[GIVEN INFORMATION]
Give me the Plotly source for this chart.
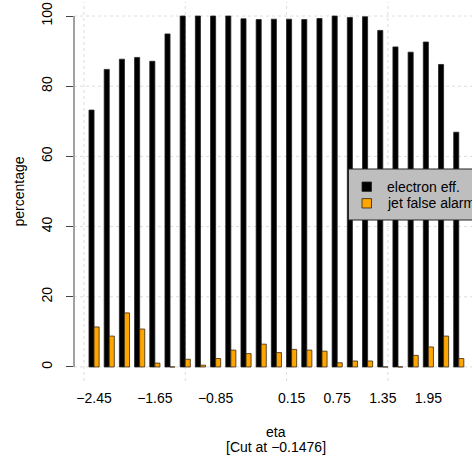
import plotly.graph_objects as go

# ---- data ----
eta = [round(-2.45 + 0.2 * i, 2) for i in range(25)]
electron_eff = [73.2, 84.8, 87.7, 88.2, 87.1, 94.9, 100.0, 100.0, 100.0, 100.0,
                99.2, 99.0, 99.1, 99.1, 99.0, 99.3, 100.0, 99.6, 99.8, 95.9,
                91.2, 89.7, 92.6, 86.2, 66.9]
jet_false_alarm = [11.4, 8.8, 15.4, 10.8, 1.1, 0.0, 2.2, 0.5, 2.4, 4.8,
                   3.8, 6.5, 4.1, 5.0, 4.8, 4.5, 1.2, 1.7, 1.7, 0.0,
                   0.0, 3.3, 5.7, 8.8, 2.4]
tick_vals = [-2.45, -1.65, -0.85, 0.15, 0.75, 1.35, 1.95]
tick_text = ["\u22122.45", "\u22121.65", "\u22120.85", "0.15", "0.75", "1.35", "1.95"]
y_ticks = [0, 20, 40, 60, 80, 100]
series_names = ["electron eff.", "jet false alarm"]
series_colors = ["#000000", "#FFA500"]

FONT = "Liberation Sans, Arial, Helvetica, sans-serif"
FS = 14
W, H = 472, 461
ML, MT, MB = 74, 2, 80
PW, PH = W - ML, H - MT - MB


def px_x(p):
    return (p - ML) / PW


def px_y(p):
    return (H - MB - p) / PH


fig = go.Figure()
fig.add_trace(go.Bar(x=eta, y=electron_eff, name=series_names[0], showlegend=False,
                     marker=dict(color=series_colors[0], line=dict(color="#222222", width=0.8))))
fig.add_trace(go.Bar(x=eta, y=jet_false_alarm, name=series_names[1], showlegend=False,
                     marker=dict(color=series_colors[1], line=dict(color="#3a2a10", width=0.8))))

step = eta[1] - eta[0]
x_lo = eta[0] - step * (2 + 1.96) / 3
x_hi = eta[0] + 4.974

shapes = []
# faint dotted grid
for v in y_ticks:
    shapes.append(dict(type="line", xref="paper", x0=0, x1=1, yref="y", y0=v, y1=v,
                       line=dict(color="#DDDDDD", width=1, dash="dot"), layer="below"))
for u in [0, 20, 40, 60]:
    xv = eta[0] + (u - 2) * step / 3
    shapes.append(dict(type="line", xref="x", x0=xv, x1=xv, yref="paper", y0=0, y1=1,
                       line=dict(color="#DDDDDD", width=1, dash="dot"), layer="below"))
# R-style y axis line spanning only 0..100
shapes.append(dict(type="line", xref="paper", x0=0, x1=0, yref="y", y0=0, y1=100,
                   line=dict(color="#444444", width=1), layer="above"))

# legend box (R legend, cut off at the right edge of the picture)
shapes.append(dict(type="rect", xref="paper", yref="paper",
                   x0=px_x(348.5), x1=px_x(490), y0=px_y(220), y1=px_y(169),
                   fillcolor="#BEBEBE", line=dict(color="#222222", width=1), layer="above"))
annotations = []
for k, (nm, col) in enumerate(zip(series_names, series_colors)):
    cy = 186.7 + k * 16.6
    shapes.append(dict(type="rect", xref="paper", yref="paper",
                       x0=px_x(362), x1=px_x(371.5), y0=px_y(cy + 4.7), y1=px_y(cy - 4.7),
                       fillcolor=col, line=dict(color="#222222", width=0.8), layer="above"))
    annotations.append(dict(text=nm, xref="paper", yref="paper", x=px_x(385), y=px_y(cy),
                            showarrow=False, xanchor="left", yanchor="middle",
                            font=dict(size=FS, color="black", family=FONT)))

annotations += [
    dict(text="percentage", xref="paper", yref="paper", x=px_x(18), y=0.5,
         textangle=-90, showarrow=False, xanchor="center", yanchor="middle",
         font=dict(size=FS, color="black", family=FONT)),
    dict(text="eta", xref="paper", yref="paper", x=px_x(276), y=px_y(432),
         showarrow=False, xanchor="center", yanchor="middle",
         font=dict(size=FS, color="black", family=FONT)),
    dict(text="[Cut at \u22120.1476]", xref="paper", yref="paper", x=px_x(276),
         y=px_y(447), showarrow=False, xanchor="center", yanchor="middle",
         font=dict(size=FS, color="black", family=FONT)),
]

fig.update_layout(
    width=W, height=H,
    margin=dict(l=ML, r=0, t=MT, b=MB),
    paper_bgcolor="white", plot_bgcolor="white",
    barmode="group", bargap=1 / 3, bargroupgap=0,
    showlegend=False,
    font=dict(family=FONT, size=FS, color="black"),
    xaxis=dict(range=[x_lo, x_hi], tickmode="array", tickvals=tick_vals, ticktext=tick_text,
               showgrid=False, zeroline=False, showline=False, ticks="",
               ticklabelstandoff=7, tickfont=dict(size=FS, color="black")),
    yaxis=dict(range=[-4, 104], tickmode="array", tickvals=y_ticks,
               showgrid=False, zeroline=False, showline=False,
               ticks="outside", ticklen=7, tickcolor="#444444", tickwidth=1,
               tickangle=-90, ticklabelstandoff=8, tickfont=dict(size=FS, color="black")),
    shapes=shapes, annotations=annotations,
)

fig.write_html("out.html")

[INSTRUCTION] Quote the material word for word, dropping any images it holds.

[EXERCISE RESULT]
Give me the Plotly source for this chart.
import plotly.graph_objects as go

# ---- data ----
eta = [round(-2.45 + 0.2 * i, 2) for i in range(25)]
electron_eff = [73.2, 84.8, 87.7, 88.2, 87.1, 94.9, 100.0, 100.0, 100.0, 100.0,
                99.2, 99.0, 99.1, 99.1, 99.0, 99.3, 100.0, 99.6, 99.8, 95.9,
                91.2, 89.7, 92.6, 86.2, 66.9]
jet_false_alarm = [11.4, 8.8, 15.4, 10.8, 1.1, 0.0, 2.2, 0.5, 2.4, 4.8,
                   3.8, 6.5, 4.1, 5.0, 4.8, 4.5, 1.2, 1.7, 1.7, 0.0,
                   0.0, 3.3, 5.7, 8.8, 2.4]
tick_vals = [-2.45, -1.65, -0.85, 0.15, 0.75, 1.35, 1.95]
tick_text = ["\u22122.45", "\u22121.65", "\u22120.85", "0.15", "0.75", "1.35", "1.95"]
y_ticks = [0, 20, 40, 60, 80, 100]
series_names = ["electron eff.", "jet false alarm"]
series_colors = ["#000000", "#FFA500"]

FONT = "Liberation Sans, Arial, Helvetica, sans-serif"
FS = 14
W, H = 472, 461
ML, MT, MB = 74, 2, 80
PW, PH = W - ML, H - MT - MB


def px_x(p):
    return (p - ML) / PW


def px_y(p):
    return (H - MB - p) / PH


fig = go.Figure()
fig.add_trace(go.Bar(x=eta, y=electron_eff, name=series_names[0], showlegend=False,
                     marker=dict(color=series_colors[0], line=dict(color="#222222", width=0.8))))
fig.add_trace(go.Bar(x=eta, y=jet_false_alarm, name=series_names[1], showlegend=False,
                     marker=dict(color=series_colors[1], line=dict(color="#3a2a10", width=0.8))))

step = eta[1] - eta[0]
x_lo = eta[0] - step * (2 + 1.96) / 3
x_hi = eta[0] + 4.974

shapes = []
# faint dotted grid
for v in y_ticks:
    shapes.append(dict(type="line", xref="paper", x0=0, x1=1, yref="y", y0=v, y1=v,
                       line=dict(color="#DDDDDD", width=1, dash="dot"), layer="below"))
for u in [0, 20, 40, 60]:
    xv = eta[0] + (u - 2) * step / 3
    shapes.append(dict(type="line", xref="x", x0=xv, x1=xv, yref="paper", y0=0, y1=1,
                       line=dict(color="#DDDDDD", width=1, dash="dot"), layer="below"))
# R-style y axis line spanning only 0..100
shapes.append(dict(type="line", xref="paper", x0=0, x1=0, yref="y", y0=0, y1=100,
                   line=dict(color="#444444", width=1), layer="above"))

# legend box (R legend, cut off at the right edge of the picture)
shapes.append(dict(type="rect", xref="paper", yref="paper",
                   x0=px_x(348.5), x1=px_x(490), y0=px_y(220), y1=px_y(169),
                   fillcolor="#BEBEBE", line=dict(color="#222222", width=1), layer="above"))
annotations = []
for k, (nm, col) in enumerate(zip(series_names, series_colors)):
    cy = 186.7 + k * 16.6
    shapes.append(dict(type="rect", xref="paper", yref="paper",
                       x0=px_x(362), x1=px_x(371.5), y0=px_y(cy + 4.7), y1=px_y(cy - 4.7),
                       fillcolor=col, line=dict(color="#222222", width=0.8), layer="above"))
    annotations.append(dict(text=nm, xref="paper", yref="paper", x=px_x(385), y=px_y(cy),
                            showarrow=False, xanchor="left", yanchor="middle",
                            font=dict(size=FS, color="black", family=FONT)))

annotations += [
    dict(text="percentage", xref="paper", yref="paper", x=px_x(18), y=0.5,
         textangle=-90, showarrow=False, xanchor="center", yanchor="middle",
         font=dict(size=FS, color="black", family=FONT)),
    dict(text="eta", xref="paper", yref="paper", x=px_x(276), y=px_y(432),
         showarrow=False, xanchor="center", yanchor="middle",
         font=dict(size=FS, color="black", family=FONT)),
    dict(text="[Cut at \u22120.1476]", xref="paper", yref="paper", x=px_x(276),
         y=px_y(447), showarrow=False, xanchor="center", yanchor="middle",
         font=dict(size=FS, color="black", family=FONT)),
]

fig.update_layout(
    width=W, height=H,
    margin=dict(l=ML, r=0, t=MT, b=MB),
    paper_bgcolor="white", plot_bgcolor="white",
    barmode="group", bargap=1 / 3, bargroupgap=0,
    showlegend=False,
    font=dict(family=FONT, size=FS, color="black"),
    xaxis=dict(range=[x_lo, x_hi], tickmode="array", tickvals=tick_vals, ticktext=tick_text,
               showgrid=False, zeroline=False, showline=False, ticks="",
               ticklabelstandoff=7, tickfont=dict(size=FS, color="black")),
    yaxis=dict(range=[-4, 104], tickmode="array", tickvals=y_ticks,
               showgrid=False, zeroline=False, showline=False,
               ticks="outside", ticklen=7, tickcolor="#444444", tickwidth=1,
               tickangle=-90, ticklabelstandoff=8, tickfont=dict(size=FS, color="black")),
    shapes=shapes, annotations=annotations,
)

fig.write_html("out.html")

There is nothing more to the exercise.